3. More likely than the utter destruction of earth is the slow degradation due to anthropogenic causes: Global climate change is currently the most popular threat; but others are abound. A world with more than 10 billion humans will become a rather unpleasant place if most of these billions are squeezed into relatively small urban agglomerations. Cities in the 3rd millennium might become nightmares of noise, pollution, social conflict and unbearable working conditions. As we can already see in the growing slums of third-world cities there is no guarantee that urban living conditions will improve in the third millennium. Another threat is environmental pollution and destruction due to the residuals of human production and consumption: Already, we might have more plastic in our oceans than fish; we are about to destroy the last natural ecosystems such as the Amazon; we kill numerous plant and animal species with our industrialized agriculture; and we devastate wide landscapes with highways, roads and pit-mining. Our freshwater may be totally contaminated with the residuals of industry and agro-chemistry; our air may be unbreathable du to pollution from industrial and traffic; our living environments may be crowded and dangerous due to social tensions. At some stage, by the middle of the third millennium, the human species might essentially live in a global waste dump and space colonization might be seen as the only way to get away from it.

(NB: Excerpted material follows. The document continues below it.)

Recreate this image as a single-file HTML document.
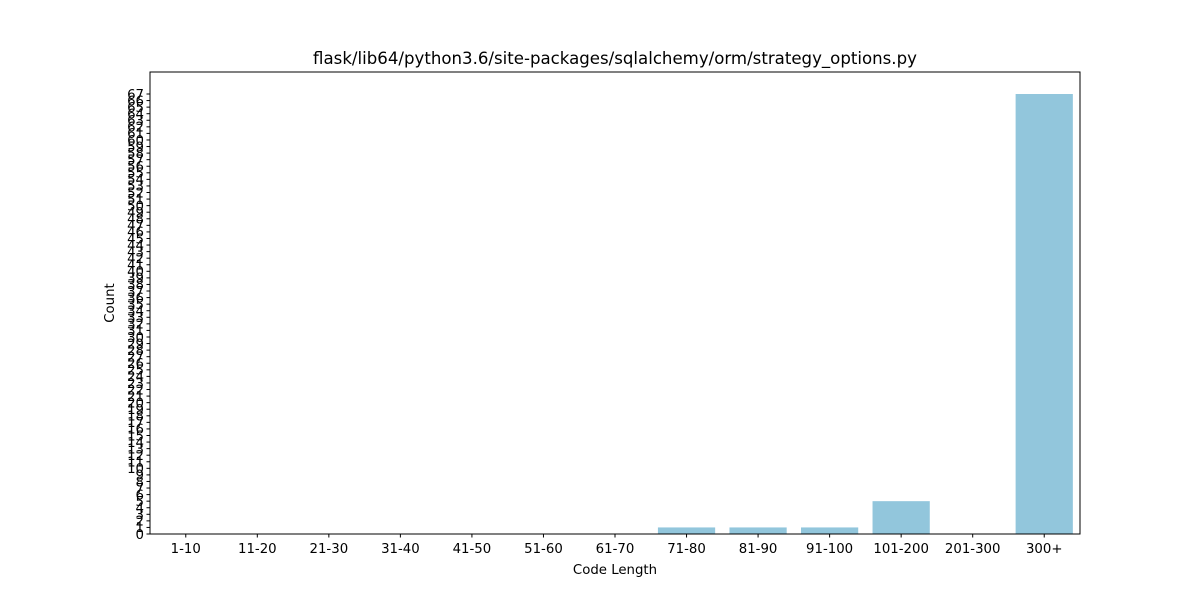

4. There is also the possibility that increasing social and political conflicts in an overpopulated world could lead to an unbearable situation of almost permanent wars, terrorism and violent confrontations. We cannot exclude the possibility that in the 3rd millennium a new "Dark Age" of global violence, fanatics, and destruction arises. Groups of people might decide to leave it all behind and start a new civilization of the Moon or on Mars.